[SHORT EXERCISE]: Pick out every line with the word "chart" and copy it.

[DATA SHOWN]:

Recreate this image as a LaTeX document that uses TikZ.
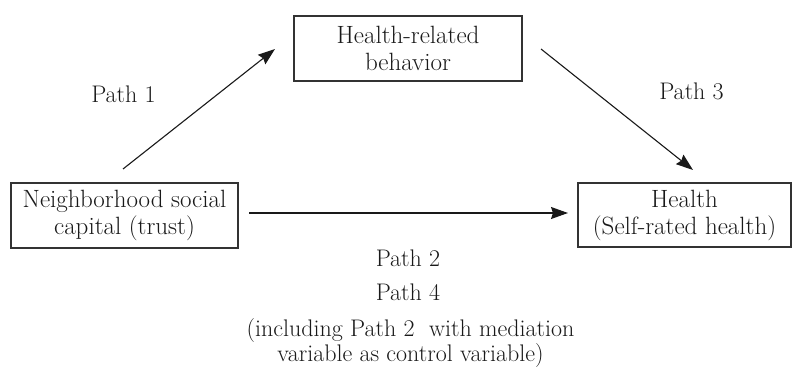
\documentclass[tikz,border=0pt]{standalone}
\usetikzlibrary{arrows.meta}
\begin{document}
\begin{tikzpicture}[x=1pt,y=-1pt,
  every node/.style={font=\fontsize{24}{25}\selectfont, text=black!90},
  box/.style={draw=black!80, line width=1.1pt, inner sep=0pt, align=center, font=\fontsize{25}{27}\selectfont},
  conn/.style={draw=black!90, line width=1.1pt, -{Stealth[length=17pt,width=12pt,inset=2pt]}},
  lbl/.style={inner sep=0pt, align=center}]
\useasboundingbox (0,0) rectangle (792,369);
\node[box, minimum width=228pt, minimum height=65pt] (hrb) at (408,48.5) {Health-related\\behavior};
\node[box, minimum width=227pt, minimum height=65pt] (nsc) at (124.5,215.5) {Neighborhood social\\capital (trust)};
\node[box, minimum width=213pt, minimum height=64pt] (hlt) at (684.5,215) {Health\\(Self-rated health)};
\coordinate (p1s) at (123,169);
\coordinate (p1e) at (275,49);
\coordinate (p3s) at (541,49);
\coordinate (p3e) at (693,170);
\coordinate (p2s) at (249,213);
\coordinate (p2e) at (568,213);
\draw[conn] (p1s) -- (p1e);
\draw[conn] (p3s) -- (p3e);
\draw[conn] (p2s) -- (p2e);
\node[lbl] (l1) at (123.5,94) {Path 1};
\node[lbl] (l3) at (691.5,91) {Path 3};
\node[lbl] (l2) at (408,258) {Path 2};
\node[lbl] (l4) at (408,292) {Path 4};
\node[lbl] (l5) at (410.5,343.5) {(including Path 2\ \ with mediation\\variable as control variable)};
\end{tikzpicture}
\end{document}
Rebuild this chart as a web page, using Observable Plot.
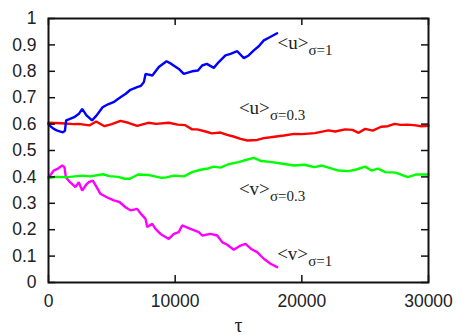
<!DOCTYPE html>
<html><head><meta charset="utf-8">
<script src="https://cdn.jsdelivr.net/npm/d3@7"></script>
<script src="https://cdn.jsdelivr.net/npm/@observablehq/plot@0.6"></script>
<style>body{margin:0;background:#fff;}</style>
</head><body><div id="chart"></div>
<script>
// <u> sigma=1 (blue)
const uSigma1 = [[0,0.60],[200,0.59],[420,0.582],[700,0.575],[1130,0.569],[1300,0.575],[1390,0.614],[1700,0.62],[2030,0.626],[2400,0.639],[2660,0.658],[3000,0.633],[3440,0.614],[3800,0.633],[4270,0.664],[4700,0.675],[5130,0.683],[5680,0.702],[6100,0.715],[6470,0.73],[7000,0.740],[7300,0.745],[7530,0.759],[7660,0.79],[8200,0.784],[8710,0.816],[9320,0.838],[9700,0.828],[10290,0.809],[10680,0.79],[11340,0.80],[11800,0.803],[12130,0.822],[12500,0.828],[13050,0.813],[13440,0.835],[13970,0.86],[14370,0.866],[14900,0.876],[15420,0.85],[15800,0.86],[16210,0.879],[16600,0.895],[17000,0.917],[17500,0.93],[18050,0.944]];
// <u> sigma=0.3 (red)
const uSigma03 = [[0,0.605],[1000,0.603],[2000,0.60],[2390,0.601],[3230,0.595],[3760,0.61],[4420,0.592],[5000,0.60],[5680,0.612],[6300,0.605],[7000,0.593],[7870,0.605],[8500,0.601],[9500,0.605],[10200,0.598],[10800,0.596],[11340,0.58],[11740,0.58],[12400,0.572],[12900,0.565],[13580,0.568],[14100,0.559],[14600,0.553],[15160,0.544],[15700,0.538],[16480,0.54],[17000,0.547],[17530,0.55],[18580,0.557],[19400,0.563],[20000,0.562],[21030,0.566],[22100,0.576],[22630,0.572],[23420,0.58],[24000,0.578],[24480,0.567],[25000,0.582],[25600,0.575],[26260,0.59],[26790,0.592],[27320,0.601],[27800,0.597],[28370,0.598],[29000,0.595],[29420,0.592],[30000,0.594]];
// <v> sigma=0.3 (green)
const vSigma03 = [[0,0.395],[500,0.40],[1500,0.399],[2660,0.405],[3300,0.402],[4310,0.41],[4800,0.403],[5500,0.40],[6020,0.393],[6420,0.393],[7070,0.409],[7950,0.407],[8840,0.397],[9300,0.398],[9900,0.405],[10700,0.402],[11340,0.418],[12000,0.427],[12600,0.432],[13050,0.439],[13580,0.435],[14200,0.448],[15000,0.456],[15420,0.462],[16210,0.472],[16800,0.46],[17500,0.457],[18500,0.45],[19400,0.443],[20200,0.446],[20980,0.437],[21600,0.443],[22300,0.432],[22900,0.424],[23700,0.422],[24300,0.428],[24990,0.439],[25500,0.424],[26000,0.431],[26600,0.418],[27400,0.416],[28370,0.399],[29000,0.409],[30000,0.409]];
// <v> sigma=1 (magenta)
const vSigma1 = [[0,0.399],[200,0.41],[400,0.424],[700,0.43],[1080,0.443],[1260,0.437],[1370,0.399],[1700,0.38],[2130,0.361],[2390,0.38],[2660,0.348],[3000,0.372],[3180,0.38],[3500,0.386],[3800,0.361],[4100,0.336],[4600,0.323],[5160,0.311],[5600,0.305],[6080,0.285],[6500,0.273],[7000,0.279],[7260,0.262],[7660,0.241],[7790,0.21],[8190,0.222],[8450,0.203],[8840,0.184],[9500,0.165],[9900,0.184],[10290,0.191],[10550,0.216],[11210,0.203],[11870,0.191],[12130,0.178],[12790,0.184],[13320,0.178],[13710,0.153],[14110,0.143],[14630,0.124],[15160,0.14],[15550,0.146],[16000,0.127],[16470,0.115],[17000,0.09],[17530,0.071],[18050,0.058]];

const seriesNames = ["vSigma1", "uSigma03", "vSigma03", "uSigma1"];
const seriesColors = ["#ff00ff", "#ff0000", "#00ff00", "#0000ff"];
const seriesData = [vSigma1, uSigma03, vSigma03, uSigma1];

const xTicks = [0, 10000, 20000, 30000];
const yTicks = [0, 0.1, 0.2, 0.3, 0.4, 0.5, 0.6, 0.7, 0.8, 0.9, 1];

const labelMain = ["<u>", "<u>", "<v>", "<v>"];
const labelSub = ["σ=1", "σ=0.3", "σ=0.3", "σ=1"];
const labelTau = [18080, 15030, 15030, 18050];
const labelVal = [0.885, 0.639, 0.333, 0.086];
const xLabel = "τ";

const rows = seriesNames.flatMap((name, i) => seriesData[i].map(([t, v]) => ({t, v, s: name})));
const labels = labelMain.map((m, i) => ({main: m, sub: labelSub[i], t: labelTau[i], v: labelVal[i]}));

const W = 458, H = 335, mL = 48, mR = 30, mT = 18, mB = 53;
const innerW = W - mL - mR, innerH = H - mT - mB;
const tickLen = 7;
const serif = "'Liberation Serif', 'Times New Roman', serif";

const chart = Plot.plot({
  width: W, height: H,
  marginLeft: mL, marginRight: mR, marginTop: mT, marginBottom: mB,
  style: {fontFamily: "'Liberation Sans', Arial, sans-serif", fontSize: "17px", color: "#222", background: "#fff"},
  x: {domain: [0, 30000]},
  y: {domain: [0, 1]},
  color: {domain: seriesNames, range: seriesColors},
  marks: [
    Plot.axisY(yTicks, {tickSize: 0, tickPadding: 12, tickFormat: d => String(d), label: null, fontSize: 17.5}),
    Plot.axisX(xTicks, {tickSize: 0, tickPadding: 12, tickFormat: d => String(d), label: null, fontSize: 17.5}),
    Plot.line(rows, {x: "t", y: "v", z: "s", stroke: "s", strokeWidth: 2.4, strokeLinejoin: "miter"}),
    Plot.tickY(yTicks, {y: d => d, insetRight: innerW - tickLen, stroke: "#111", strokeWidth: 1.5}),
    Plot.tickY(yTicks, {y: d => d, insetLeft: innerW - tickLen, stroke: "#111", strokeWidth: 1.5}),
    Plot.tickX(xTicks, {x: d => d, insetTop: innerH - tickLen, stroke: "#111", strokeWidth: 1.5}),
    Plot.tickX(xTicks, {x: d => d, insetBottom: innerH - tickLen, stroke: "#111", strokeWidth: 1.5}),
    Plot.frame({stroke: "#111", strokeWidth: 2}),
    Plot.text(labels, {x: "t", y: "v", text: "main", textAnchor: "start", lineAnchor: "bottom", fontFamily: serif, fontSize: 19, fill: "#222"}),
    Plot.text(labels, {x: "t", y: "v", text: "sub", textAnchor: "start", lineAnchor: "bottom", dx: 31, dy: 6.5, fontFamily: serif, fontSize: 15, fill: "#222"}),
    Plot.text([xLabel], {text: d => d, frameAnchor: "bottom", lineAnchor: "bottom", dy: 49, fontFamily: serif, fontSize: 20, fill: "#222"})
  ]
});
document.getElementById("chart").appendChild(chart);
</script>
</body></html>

[OUTPUT]:
Rebuild this chart as a web page, using Observable Plot.
</head><body><div id="chart"></div>
const chart = Plot.plot({
document.getElementById("chart").appendChild(chart);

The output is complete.